Even when we do take the time to listen, we are often listening with the intent to reply, rather than staying fully engaged with the perspective of the other person. It is hard to let go of our own agenda, however briefly.

Besides, we work under enormous pressure where time is tight and we are paid to come to solutions, quickly. So ‘telling someone’ the answer because the conversation is simply going on for too long, or they’re doing that quiet defensive thing again is, frankly, easier.

Plus, even if we wanted to probe further, it’s not polite to be that nosy is it?

 

Conscious Choices

 

What’s more, underneath these valid reasons, we all have well-versed verbal patterns (and many other habitual ways of communicating for that matter) that we may or may not be aware of.

These patterns control our modes of communicating, so under pressure we are most likely to resort to these unconscious default settings. This makes it harder to control our responses when we most need to.

At Aspire, on our personal impact and influencing courses we talk about making conscious choices to create the impact we want to have. And often, when we look more closely, there is a far greater range of options available to us.

 

A New Strategy

 

Asking carefully constructed, thoughtful questions based on what you hear is a great strategy for any interaction, and particularly for handling a difficult conversation.

It not only gives us more data to aid the problem solving activity, but it encourages the person we are talking to, to reveal more of their perspective and to take ownership of the issue themselves.

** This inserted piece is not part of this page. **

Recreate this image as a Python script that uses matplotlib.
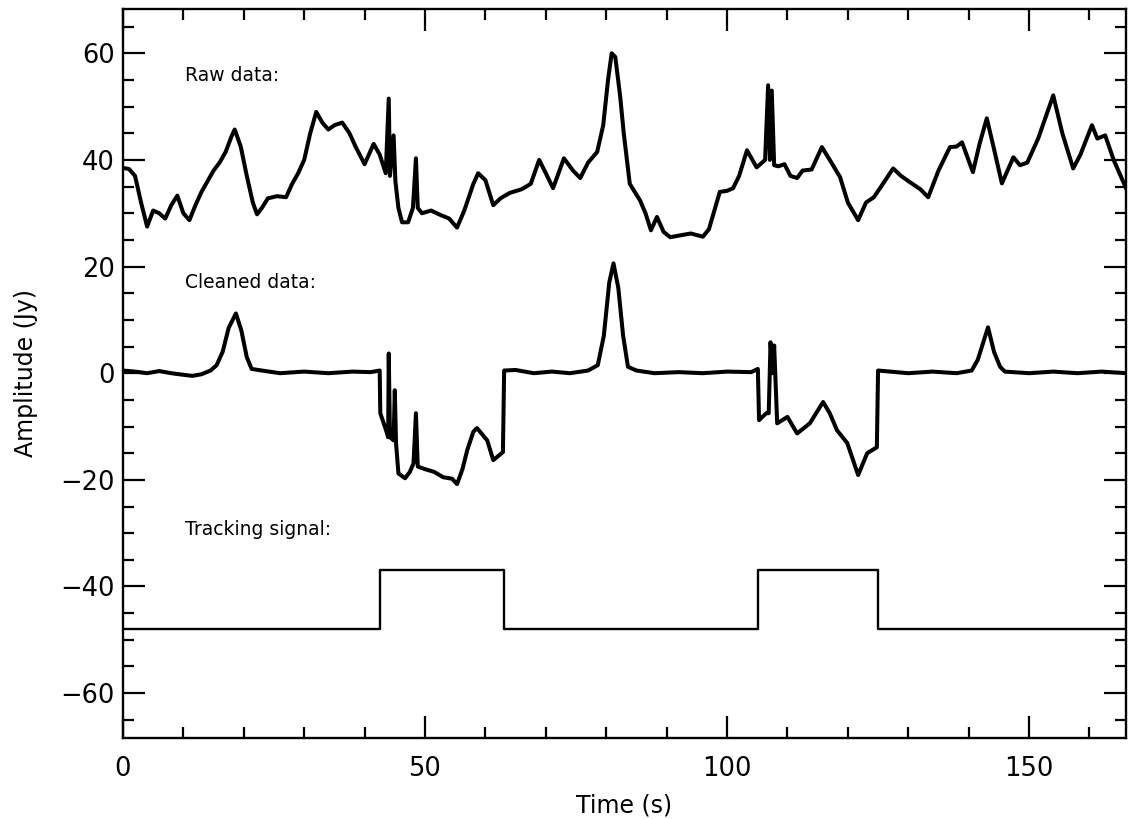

  • Good questions save us time and mean we don’t have to do all the work ourselves.
  • Good questions build trust and rapport between us and the people in our lives.
  • Good questions buy us time to think: invaluable when adrenaline and cortisol are flooding our system in a high-stress situation.
  • Good questions make people feel heard and cared for.
  • Good questions mean we are worrying less about ourselves, but instead, we are investing time in exploring someone’s else’s view of the world, trusting that they have enough resourcefulness and a ‘map’ of their own.
  • Good questions help us be in the present, encouraging small moments of real connection with the people around us.

 

So here is my question for you…

 

Next time you are in a conversation and find yourself offering your opinion…..

Stop.

Think.

What good question could you ask instead?

What question will help someone refer to their own map so they can find their own way home?

Go on, give it a try. They will love you for it.